We were approached by the North-Sea office of an international Anglo-Dutch operator in Q2 of 2018. The customer had two separate issues which required dimensional checks to be carried out in order to better understand the repair and rework required to correct and certify the anomalies.
During a local expo, the client had discussed the ability to turn legacy video footage into 3D geometry with his team. This led to an instruction to carry out two pieces of legacy video footage conversion using Viewport3 techniques.
We were selected to carry out the 3D reconstruction and subsequent engineering analysis of the anomalies, and to provide reports to the customer.
- In the first instance, legacy GVI (General Visual Inspection) footage was provided of a subsea ‘Christmas Tree’. Tooling designed to interface with the panel had failed to correctly engage, causing the existing understanding of the ‘socket’ geometry to be called into question. Secondly, the presence of a potential interface clash at the stab-plate panel had also been queried.
- In the second instance, legacy CVI (Close Visual Inspection) footage of a riser clamp arrangement was issued. The internal protective sleeve had slipped, and understanding the distance of this unintended movement was vital in determining the scope or validity of any remedial work.
Unlike 3D capture sessions completed using on-board engineering support, the challenge experienced with legacy video footage is that the capture methods and photographic equipment cannot be improved or affected in any way. The capture is complete, and usually wasn’t taken with 3D reconstruction in mind. The key to realising new value from legacy video data comes from Viewport3’s efforts to optimise the data as far as possible.
Artificial Intelligence, bespoke software work-flows and manual intervention methods exclusive to Viewport3 are applied in order to clean the data, improve the pixel quality, and remove any static obstructions and other objects not intended as part of the reconstruction scene.
During the analysis, the methods and application of scaling to the scene is detailed to the customer, in order to allow them to make their own assessments in terms of the data-set accuracy.
Such are the costs experienced when operating offshore, it is not necessary to remove a great deal of dive, inspection or vessel time from a campaign in order to realise huge value from Viewport3’s legacy video scanning service. Planning activities, interface details and even diver / ROV pilot training can be greatly enhanced to ensure best possible efficiency levels during project execution.
It is also reassuring to clients to know that the video inspection is performed by 3.4u underwater inspector qualified personnel.
The project was completed successfully, and both campaigns benefitted from a clearer understanding of the subsea 3D geometry.
For this project, Viewport3 reconstruction techniques were used to further develop footage that the customer already had, into a high value 3D data-set.
An upcoming inspection campaign included a requirement to collect measurements of the riser-clamp anomaly in a time-consuming fashion. The 3D reconstruction and subsequent analysis completed by Viewport3 provided the dimensional data that such a dive would have collected. Consequently, the inspection could be removed from the campaign, saving offshore time and effort.

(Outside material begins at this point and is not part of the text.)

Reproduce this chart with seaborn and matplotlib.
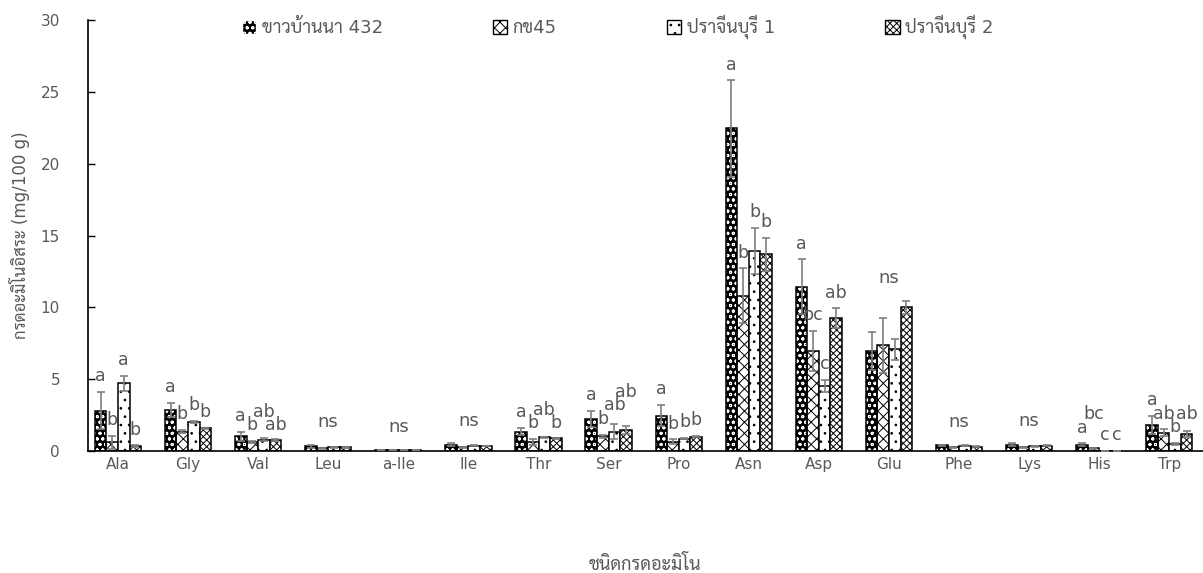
import seaborn as sns
import pandas as pd
import numpy as np
import matplotlib.pyplot as plt
from matplotlib.patches import Patch, Rectangle

# amino acid contents (mg/100 g)
amino = ['Ala', 'Gly', 'Val', 'Leu', 'a-Ile', 'Ile', 'Thr', 'Ser', 'Pro',
         'Asn', 'Asp', 'Glu', 'Phe', 'Lys', 'His', 'Trp']
varieties = ['ขาวบ้านนา 432', 'กข45', 'ปราจีนบุรี 1', 'ปราจีนบุรี 2']

khao = [2.80, 2.85, 1.02, 0.32, 0.06, 0.42, 1.35, 2.23, 2.46, 22.45, 11.43, 6.98, 0.38, 0.42, 0.42, 1.81]
khao_err = [1.30, 0.52, 0.30, 0.08, 0.01, 0.10, 0.23, 0.55, 0.74, 3.35, 1.90, 1.32, 0.05, 0.10, 0.10, 0.62]
rd45 = [0.62, 1.35, 0.62, 0.18, 0.05, 0.25, 0.60, 1.02, 0.65, 10.81, 6.96, 7.35, 0.25, 0.25, 0.19, 1.28]
rd45_err = [0.45, 0.10, 0.06, 0.02, 0.01, 0.03, 0.22, 0.10, 0.15, 1.90, 1.40, 1.93, 0.03, 0.04, 0.02, 0.22]
pcb1 = [4.71, 2.02, 0.78, 0.26, 0.09, 0.35, 0.95, 1.35, 0.86, 13.94, 4.52, 7.07, 0.36, 0.32, 0.0, 0.49]
pcb1_err = [0.52, 0.05, 0.10, 0.03, 0.01, 0.03, 0.05, 0.50, 0.05, 1.60, 0.42, 0.72, 0.03, 0.03, 0.0, 0.06]
pcb2 = [0.33, 1.58, 0.78, 0.26, 0.07, 0.33, 0.88, 1.46, 1.00, 13.69, 9.23, 10.00, 0.30, 0.35, 0.0, 1.18]
pcb2_err = [0.05, 0.05, 0.07, 0.02, 0.01, 0.02, 0.03, 0.30, 0.05, 1.15, 0.70, 0.44, 0.02, 0.03, 0.0, 0.23]

# significance letters per amino acid ('ns' = one label for the group)
letters = [
    ['a', 'b', 'a', 'b'], ['a', 'b', 'b', 'b'], ['a', 'b', 'ab', 'ab'], 'ns', 'ns', 'ns',
    ['a', 'b', 'ab', 'b'], ['a', 'b', 'ab', 'ab'], ['a', 'b', 'b', 'b'], ['a', 'b', 'b', 'b'],
    ['a', 'bc', 'c', 'ab'], 'ns', 'ns', 'ns', ['a', 'bc', 'c', 'c'], ['a', 'ab', 'b', 'ab'],
]

means = [khao, rd45, pcb1, pcb2]
errs = [khao_err, rd45_err, pcb1_err, pcb2_err]
df = pd.DataFrame({
    'amino': np.tile(amino, 4),
    'variety': np.repeat(varieties, len(amino)),
    'value': np.concatenate(means),
})

sns.set_style('white')
plt.rcParams['font.family'] = ['DejaVu Sans', 'Sarabun']
plt.rcParams['hatch.linewidth'] = 0.7
grey = '#595959'

fig = plt.figure(figsize=(12.03, 5.73), dpi=100)
ax = fig.add_axes([0.073, 0.213, 0.927, 0.752])

sns.barplot(data=df, x='amino', y='value', hue='variety', order=amino,
            hue_order=varieties, width=0.66, gap=0, legend=False, ax=ax,
            palette=['white'] * 4, edgecolor='black', linewidth=1.1)
bar_conts = list(ax.containers)

hatches = ['ooo', 'xxx', '..', 'xxxxx']
for i, cont in enumerate(bar_conts):
    for bar in cont:
        bar.set_hatch(hatches[i])
        if i == 0:
            bar.set_facecolor('black')
            bar.set_edgecolor('white')
            bar.set_linewidth(0)
            ax.add_patch(Rectangle((bar.get_x(), 0), bar.get_width(), bar.get_height(),
                                   fill=False, edgecolor='black', linewidth=1.1, zorder=bar.get_zorder()))
        else:
            bar.set_edgecolor('black')

# error bars
tops = np.zeros((4, len(amino)))
for i, cont in enumerate(bar_conts):
    xs = np.array([b.get_x() + b.get_width() / 2 for b in cont])
    ys = np.array(means[i])
    e = np.array(errs[i])
    ax.errorbar(xs, ys, yerr=e, fmt='none', ecolor='#7f7f7f', elinewidth=1.2,
                capsize=3, capthick=1.2, zorder=5)
    tops[i] = ys + e

# letters above the error bars, nudged when neighbours would collide
for j, lab in enumerate(letters):
    if lab == 'ns':
        ax.text(j, tops[:, j].max() + 1.6, 'ns', ha='center', va='center',
                color=grey, fontsize=13)
        continue
    ys = list(tops[:, j] + 1.1)
    for i in range(1, 4):
        if len(lab[i]) + len(lab[i - 1]) >= 3 and abs(ys[i] - ys[i - 1]) < 0.9:
            if ys[i - 1] - 0.95 > tops[i, j] + 0.5:
                ys[i] = ys[i - 1] - 0.95
            else:
                ys[i] = ys[i - 1] + 0.95
    for i, cont in enumerate(bar_conts):
        b = cont[j]
        ax.text(b.get_x() + b.get_width() / 2, ys[i], lab[i],
                ha='center', va='center', color=grey, fontsize=12.5)

ax.set_xlim(-0.43, 15.48)
ax.set_ylim(0, 30)
ax.set_yticks(range(0, 31, 5))
ax.tick_params(axis='y', direction='in', length=5, width=1, color='black',
               labelcolor=grey, labelsize=11, pad=20, left=True)
ax.tick_params(axis='x', length=0, labelcolor=grey, labelsize=11, pad=4)
for s in ['top', 'right']:
    ax.spines[s].set_visible(False)
for s in ['left', 'bottom']:
    ax.spines[s].set_color('black')
    ax.spines[s].set_linewidth(1.2)

ax.set_xlabel('ชนิดกรดอะมิโน', color=grey, fontsize=13, labelpad=60)
ax.set_ylabel('กรดอะมิโนอิสระ (mg/100 g)', color=grey, fontsize=12, labelpad=8)

handles = []
for i, v in enumerate(varieties):
    if i == 0:
        handles.append(Patch(facecolor='black', edgecolor='white', hatch=hatches[i], label=v))
    else:
        handles.append(Patch(facecolor='white', edgecolor='black', hatch=hatches[i], label=v))
leg = ax.legend(handles=handles, loc='center', bbox_to_anchor=(0.475, 0.984), ncol=4,
                frameon=False, fontsize=13, columnspacing=6.1, handlelength=0.8,
                handleheight=0.8, handletextpad=0.3)
for t in leg.get_texts():
    t.set_color(grey)

fig.savefig('out.png', dpi=100)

For the ROV panel task, the customer had failed to fit an ‘override tool’ to an ROV interface during a trial. Viewport3 were able to reconstruct the 3D geometry from the legacy video footage and provide a dimension details for the area in question. Viewport3 were also able to confirm and show that the suspected interface clash did not exist, and would not hamper efforts to mate the electro-hydraulic stab-plate to the tree interface plate.
The project was very helpful in achieving our goal of demonstrating the value of legacy footage to the oil and gas industry. We have since worked with many legacy video data-sets and are pleased with the positive responses we receive from our often surprised end-customers.
Many of these customers have now gone on to utilise the legacy video service for ongoing projects and commonly look for applicable footage when discussing or assessing subsea work campaigns. Legacy video offers huge value to the decommissioning sector, as we look to better understand subsea hardware to enable us to interface with it to enable retrieval.
The data delivered during these projects provided the customer with a conservative estimated saving of 1-2 offshore / vessel days, for a 4-figure outlay. Alongside the savings in offshore / vessel time is the re-assurance of better understanding the shapes encountered subsea. In many cases, a more assured understanding can negate the need for any contingency plans or equipment to be in place, further helping to control project spend.